Today was the second Thursday of the month, so Mr. Wilkens will be in. And… there he was at the door.
‘Good morning, Sandi luv!’ He waved with his walking-stick, while he gripped the door with the other hand. ‘Top of the mornin to ya!’
‘Morning Mr. Wilkens are you well?’
‘Couldn’t be better. Wouldn’t be dead for quids.’
It was the same routine rain, hail or shine.
‘Just take a seat a moment while I finish opening up.’
‘Right you are luv no hurry, no hurry.’
I walked to the back of the shop and switched the lights on at the switchboard. I hung up my jacket and put away my handbag. I put fresh water in the spray bottle and checked the toilet was clean.
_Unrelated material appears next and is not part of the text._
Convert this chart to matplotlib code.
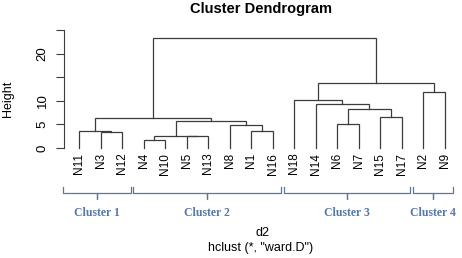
import matplotlib.pyplot as plt

plt.rcParams['font.family'] = ['Liberation Sans', 'DejaVu Sans']

#Data
leaves = ['N11', 'N3', 'N12', 'N4', 'N10', 'N5', 'N13', 'N8', 'N1', 'N16',
          'N18', 'N14', 'N6', 'N7', 'N15', 'N17', 'N2', 'N9']
# merges: (left, right, height); ints refer to earlier merges
merge_left = ['N3', 'N11', 'N4', 'N5', 2, 'N1', 'N8', 4, 1, 'N6', 'N15', 9, 'N14', 'N18', 'N2', 13, 8]
merge_right = ['N12', 0, 'N10', 'N13', 3, 'N16', 5, 6, 7, 'N7', 'N17', 10, 11, 12, 'N9', 14, 15]
merge_height = [3.4, 3.65, 1.6, 2.45, 2.6, 3.5, 4.9, 5.8, 6.35, 5.15, 6.5, 8.2, 9.3, 10.2, 11.9, 13.7, 23.2]
cluster_names = ['Cluster 1', 'Cluster 2', 'Cluster 3', 'Cluster 4']
cluster_sizes = [3, 7, 6, 2]
ytick_vals = [0, 5, 10, 15, 20, 25]
ytick_labels = ['0', '5', '10', '', '20', '']

W, H = 462, 258
fig = plt.figure(figsize=(W / 100, H / 100), dpi=100)

def fx(px):
    return px / W

def fy(py):
    return 1 - py / H

#Axes placed in pixel coords
ax = fig.add_axes([fx(64), fy(150), fx(460 - 64), (150 - 30) / H])
ax.set_xlim(0.3, 18.72)
ax.set_ylim(-0.42, 25)

line_col = '#3c3c3c'
pos = {name: i + 1 for i, name in enumerate(leaves)}
node_x, node_h = [], []

def get(node):
    if isinstance(node, int):
        return node_x[node], node_h[node]
    return pos[node], 0.0

for l, r, h in zip(merge_left, merge_right, merge_height):
    xl, hl = get(l)
    xr, hr = get(r)
    ax.plot([xl, xl, xr, xr], [hl, h, h, hr], color=line_col, lw=0.9, solid_joinstyle='miter')
    node_x.append((xl + xr) / 2)
    node_h.append(h)

for s in ['top', 'right', 'bottom']:
    ax.spines[s].set_visible(False)
ax.spines['left'].set_bounds(0, 25)
ax.spines['left'].set_color(line_col)
ax.set_xticks([])
ax.set_yticks(ytick_vals)
ax.set_yticklabels(ytick_labels, rotation=90, va='center', fontsize=9.5)
ax.tick_params(axis='y', length=6, width=0.8, color=line_col, pad=5)

#Leaf labels
for name, x in pos.items():
    ax.text(x, -1.0, name, rotation=90, ha='center', va='top', fontsize=8.5)

#Titles
fig.text(fx(261), fy(9), 'Cluster Dendrogram', ha='center', va='center', fontsize=10.5, fontweight='bold')
fig.text(fx(8), fy(99), 'Height', rotation=90, ha='center', va='center', fontsize=9)
fig.text(fx(262), fy(233), 'd2', ha='center', va='center', fontsize=9)
fig.text(fx(261), fy(248), 'hclust (*, "ward.D")', ha='center', va='center', fontsize=9)

#Cluster brackets
blue = '#5577aa'
start = 0
for k, (name, n) in enumerate(zip(cluster_names, cluster_sizes)):
    x0 = start + 1 - (0.75 if k == 0 else 0.48)
    x1 = start + n + 0.4
    p0 = ax.transData.transform((x0, 0))[0] / W
    p1 = ax.transData.transform((x1, 0))[0] / W
    pm = (p0 + p1) / 2
    fig.add_artist(plt.Line2D([p0, p0, pm, pm, pm, p1, p1],
                              [fy(187), fy(193), fy(193), fy(199), fy(193), fy(193), fy(187)],
                              color=blue, lw=0.9))
    fig.text(pm, fy(213), name, ha='center', va='center', fontsize=8.5, fontweight='bold',
             color=blue, family='Liberation Serif')
    start += n

fig.savefig('out.png', dpi=100)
Then it occurred to me that the room was very quiet. I turned to where Mr. Wilkens was sitting. Normally he ran a constant line of chatter whilst watching my every move, but this morning he was reading the paper. His eyes were moist, and he was breathing through his mouth. The paper trembled.
‘Is everything alright Mr. Wilkens?’
‘Oh. I’m sorry m’dear. I get upset so easily these days. I don’t know why I read the news.’ He folded the paper neatly but slapped it down as if he might discipline the writers into reporting nicer stories. I helped him to his feet, and he walked across to the chair I had ready.
‘Did you see that story?’
I don’t follow the news, so no. I shake my head.
‘Oh, terrible, terrible. Three little boys. This bloke, I can’t credit it. Drove his car into a dam and killed himself and his boys.’ His voice faltered and he wiped his sleeve across his eyes. I wrapped the tissue band around his throat and flicked the cape over his shoulders and clipped it at the back. I started with a number four comb fitted to the shaver and clipped his sides and back.
‘It reminds me of that other horror story. Oh, you would be too young to remember I suppose. Terrible, terrible. Let me see now, Dingle Bay, on the Derwent River in Hobart, if I’m not mistaken. Some bloke, drove straight off the little jetty into the river. It was in all the papers of course. Terrible, you wouldn’t credit it. His family in the car, let me see now, killed his wife and was it twin boys? Yes, I think so, terrible. Now wait up. If I remember, a little girl was saved pulled from the sinking car.’
I put down my shaver and gripped his hair between the first and second finger of my left hand, very firmly.
‘O’Shea. That was the name if I’m not mistaken. O’Shea.’
The sound of scissors hitting tiles point-first is very distinctive and unpleasant. Likewise, the heavy thud of a soft body followed by the ugly crack of an unsupported head. It can be very disturbing, and Mr. Wilkens was already quite upset that morning.


Normally, stories that lead up to some form of child abuse make my gorge rise, so I'm glad you steered away from that! I sympathise with abued children, but I don't sympathise with waiters who use it as a cheap crutch for a story.
I'm not sure about Sandi's language - what is technically called 'register - but I can't put my finger on why she doesn't sound like a woman.
That said (that being said, and having said that) you are very good at establishing mood. Right from the chrome and black repetition to the metaphorical house with the bad parts concealed in the back sets up the mood of sadness and anger from Sandi right through the piece.